CBC Governor: “It will take 3-5 years for NPLs to fall to 10%”
Central Bank of Cyprus (CBC) Governor Chrystalla Georghadji that based on the international experience, it will take three to five years with a growth rate of approximately 3% for non-performing loans (NPLs) to fall from 47% today to 10% of the total loan portfolio.
Briefing the House Finance Committee, Georghadji said that the CBC requested the assistance of International Monetary Fund (IMF) to examine how much time it will take to reduce NPLs at a low rate. She said that the IMF replied that it would take three to five years for NPLs to fall to 10% of the total loan portfolio.
However, she explained that in her opinion a growth rate of around 3% of GDP would be needed to see substantial reduction of NPLs.
In relation with the growth rate, Georghadji said she expects that GDP will record an increase of 1.5% or bigger in 2015 and at least 2 % in 2016.
Pointing out that the upward trend of of non-performing loans has been reversed, she provided data according to which loan restructurings increased by 58% during the third quarter of 2015. Loans that have been restructured by September 2015 amounted to EUR 14 bln, of which 10.5 bln are still considered as NPLs according to the Directive of the European Banking Authority, saying that the restructured loans are calculated as NPLs for a year.
Regarding the allocation of new loans, she said that in 2015 business loans increased by 3.1%, while the granting of housing loans increased significantly.
Recalling that the lending rates were reduced by 1%, a fact that helped the demand for new loans to increase, she added however that demand remains weak. At the same time she stressed that high lending rates is a “Gordian knot”, and added that “we must not forget that we are a country that has not regained the confidence, thus many of the loans are risky.” The aim, said Georghadji, is to further improve the speed and sustainability of loan restructures.
She also said that the CBC will soon post a digital platform on its website, which will allow borrowers to monitor their loans and communicate with the bank to request restructuring solutions.
Acknowledging that CBC needs reorganisation, restructuring and corporate governance, the Governor said that between December 2 and 10 an IMF team will be in Cyprus to provide technical assistance and recommendations on corporate governance.
Asked how her relations are with the President of the Republic, Georghadji said that her relations with the President are “very good.”

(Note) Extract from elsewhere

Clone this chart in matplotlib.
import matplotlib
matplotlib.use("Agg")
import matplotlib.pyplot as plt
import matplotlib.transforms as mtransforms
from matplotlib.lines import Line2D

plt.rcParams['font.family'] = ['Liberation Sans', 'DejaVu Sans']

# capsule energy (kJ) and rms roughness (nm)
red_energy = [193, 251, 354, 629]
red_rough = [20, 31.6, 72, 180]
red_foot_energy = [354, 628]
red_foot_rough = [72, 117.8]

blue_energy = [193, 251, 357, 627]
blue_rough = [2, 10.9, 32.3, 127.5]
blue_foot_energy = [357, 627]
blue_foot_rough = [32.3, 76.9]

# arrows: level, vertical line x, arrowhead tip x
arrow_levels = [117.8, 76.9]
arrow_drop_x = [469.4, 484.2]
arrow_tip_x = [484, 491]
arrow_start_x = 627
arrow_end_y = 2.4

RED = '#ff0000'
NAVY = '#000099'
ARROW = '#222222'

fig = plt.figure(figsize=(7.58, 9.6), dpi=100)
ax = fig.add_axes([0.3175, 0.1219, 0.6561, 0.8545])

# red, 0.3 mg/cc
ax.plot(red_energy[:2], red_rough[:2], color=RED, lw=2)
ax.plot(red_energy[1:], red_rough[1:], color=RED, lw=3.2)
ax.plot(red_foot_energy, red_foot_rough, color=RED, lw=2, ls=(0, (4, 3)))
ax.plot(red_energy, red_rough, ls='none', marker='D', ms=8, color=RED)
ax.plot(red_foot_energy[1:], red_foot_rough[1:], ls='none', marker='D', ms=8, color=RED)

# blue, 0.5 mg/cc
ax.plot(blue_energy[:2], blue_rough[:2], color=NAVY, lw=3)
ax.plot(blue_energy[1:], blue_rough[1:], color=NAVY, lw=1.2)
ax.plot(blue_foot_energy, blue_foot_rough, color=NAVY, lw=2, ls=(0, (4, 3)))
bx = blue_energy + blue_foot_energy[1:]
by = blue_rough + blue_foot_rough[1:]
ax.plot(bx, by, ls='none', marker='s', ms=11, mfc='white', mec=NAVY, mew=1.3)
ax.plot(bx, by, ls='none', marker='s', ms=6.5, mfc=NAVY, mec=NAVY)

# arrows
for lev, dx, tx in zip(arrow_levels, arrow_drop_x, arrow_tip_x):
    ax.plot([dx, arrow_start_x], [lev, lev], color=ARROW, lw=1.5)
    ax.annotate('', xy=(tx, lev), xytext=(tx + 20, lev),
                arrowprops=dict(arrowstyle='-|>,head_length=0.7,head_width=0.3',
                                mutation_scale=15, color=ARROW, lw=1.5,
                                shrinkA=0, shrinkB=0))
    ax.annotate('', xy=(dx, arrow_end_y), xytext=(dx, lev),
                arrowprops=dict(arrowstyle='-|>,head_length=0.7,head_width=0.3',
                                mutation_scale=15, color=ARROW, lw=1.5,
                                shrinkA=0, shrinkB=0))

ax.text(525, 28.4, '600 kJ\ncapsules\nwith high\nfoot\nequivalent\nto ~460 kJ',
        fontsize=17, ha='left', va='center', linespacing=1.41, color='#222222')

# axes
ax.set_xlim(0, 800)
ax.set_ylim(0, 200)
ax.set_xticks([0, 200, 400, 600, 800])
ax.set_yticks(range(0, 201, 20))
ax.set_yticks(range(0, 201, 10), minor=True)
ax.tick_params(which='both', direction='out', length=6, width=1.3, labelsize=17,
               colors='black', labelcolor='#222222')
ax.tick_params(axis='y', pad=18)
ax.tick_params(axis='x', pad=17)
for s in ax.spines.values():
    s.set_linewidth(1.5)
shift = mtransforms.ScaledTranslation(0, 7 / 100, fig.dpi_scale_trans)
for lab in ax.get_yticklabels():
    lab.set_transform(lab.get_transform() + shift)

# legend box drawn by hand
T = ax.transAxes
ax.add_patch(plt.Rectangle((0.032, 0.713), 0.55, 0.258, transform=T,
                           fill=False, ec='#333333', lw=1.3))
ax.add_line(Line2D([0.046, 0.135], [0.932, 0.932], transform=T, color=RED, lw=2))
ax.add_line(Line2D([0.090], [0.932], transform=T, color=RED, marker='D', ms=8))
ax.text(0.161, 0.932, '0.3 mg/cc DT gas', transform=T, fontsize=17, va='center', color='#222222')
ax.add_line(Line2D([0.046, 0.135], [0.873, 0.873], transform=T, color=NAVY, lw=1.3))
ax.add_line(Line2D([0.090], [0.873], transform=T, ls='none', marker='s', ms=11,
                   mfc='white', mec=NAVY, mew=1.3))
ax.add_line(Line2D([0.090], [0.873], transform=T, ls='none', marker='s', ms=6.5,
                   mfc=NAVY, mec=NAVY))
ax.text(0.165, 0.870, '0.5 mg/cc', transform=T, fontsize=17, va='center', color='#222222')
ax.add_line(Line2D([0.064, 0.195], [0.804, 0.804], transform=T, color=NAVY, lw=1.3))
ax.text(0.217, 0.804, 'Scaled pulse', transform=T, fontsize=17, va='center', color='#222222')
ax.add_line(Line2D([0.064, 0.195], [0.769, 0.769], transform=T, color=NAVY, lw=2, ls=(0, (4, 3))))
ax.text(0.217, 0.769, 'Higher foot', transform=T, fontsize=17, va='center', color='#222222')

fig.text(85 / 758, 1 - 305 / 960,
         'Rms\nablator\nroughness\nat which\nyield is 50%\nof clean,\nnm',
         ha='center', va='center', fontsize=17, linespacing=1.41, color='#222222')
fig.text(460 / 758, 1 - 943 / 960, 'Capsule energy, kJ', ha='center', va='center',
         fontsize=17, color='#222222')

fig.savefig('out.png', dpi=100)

“And I am not aware of anything else that differentiates these good relations. I ought to have these good relations,” she said.
Last May, President Nicos Anastasiades said he would move to file an application for the dismissal of Central Bank (CBC) Governor Chrystalla Georghadji with the Supreme Court, after allegations that the Governor had altered her contract and that there was conflict of interest arising from her daughter representing ex-Laiki boss Andreas Vgenopoulos, while Georghadji was the head of the resolution authority that took over now defunct Laiki.